Sustainable cities need more social equity and a spatial vision beyond downtowns

Hillary Angelo
Assistant professor of sociology Hillary Angelo

A commentary in the current issue of the journal Nature, co-written by Hillary Angelo, UC Santa Cruz assistant professor of sociology, argues that while big cities appear to be islands of sustainable living, issues of social equity and global impacts are missing from measures of cities' environmental friendliness.

The essay “Expand the Frontiers of Urban Sustainability" calls on mainstream urban research and policy practice to broaden conceptions of sustainability socially and spatially. They recommend incorporating more spatially extensive measures of sustainability into research and planning and bringing social equity into the heart of sustainability research, planning, and policy implementation.

Angelo, who joined UC Santa Cruz a year ago, wrote the piece with colleagues David Wachsmuth of McGill University and Daniel Aldana Cohen of the University of Pennsylvania. It is the lead commentary in Nature’s opinion section and appears online and in the August 25 print edition.

The authors note that although cities were once seen as sustainability problems rather than solutions, this changed as concerns over suburban sprawl, shanty towns, and climate change grew. In recent years, awareness has grown that clustering people in energy-efficient buildings and walkable, shady neighborhoods can make cities more pleasant places to live and better for the global environment.

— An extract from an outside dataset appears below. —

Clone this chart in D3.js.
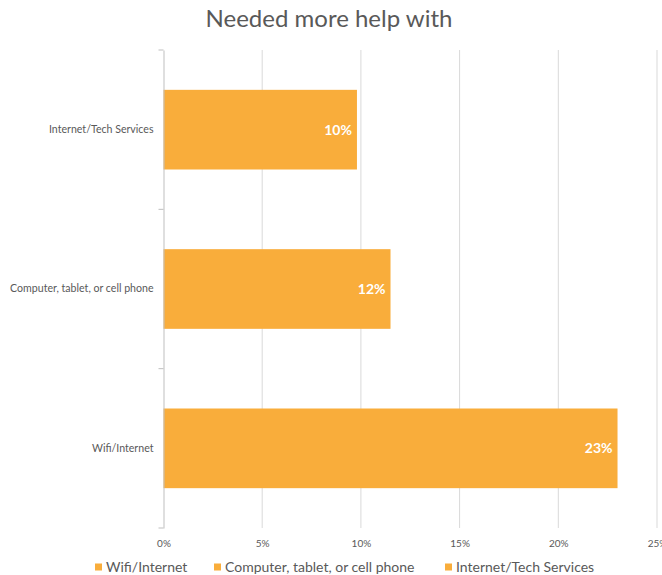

But true sustainability requires more than energy efficiency and walkability, they write. “Focusing on dense cities and their affluent areas ignores social movements and their advocacy for quality-of-life issues such as housing and commuting, which have direct ecological consequences.”

Angelo and her co-authors call for expanding urban planning beyond individual neighborhoods and even municipalities to larger regions. “Sustainability research and policymaking should shift focus from city centers to urban regions and global networks of production, consumption and distribution,” they suggest. In addition, “socially, policymakers should incorporate equity into every stage of the urban-policy process, from research to formulation to implementation.”

Angelo is an urban sociologist who studies interactions between social understandings of nature and processes of urbanization. Before beginning her Ph.D. at NYU, she worked with the New York City Department of Parks & Recreation for five years on issues of participatory design and immigration and public space use.

In the coming academic year at UCSC, she will teach Classical Social Theory and Sociology of Knowledge, which will include studies of climate change and sustainability.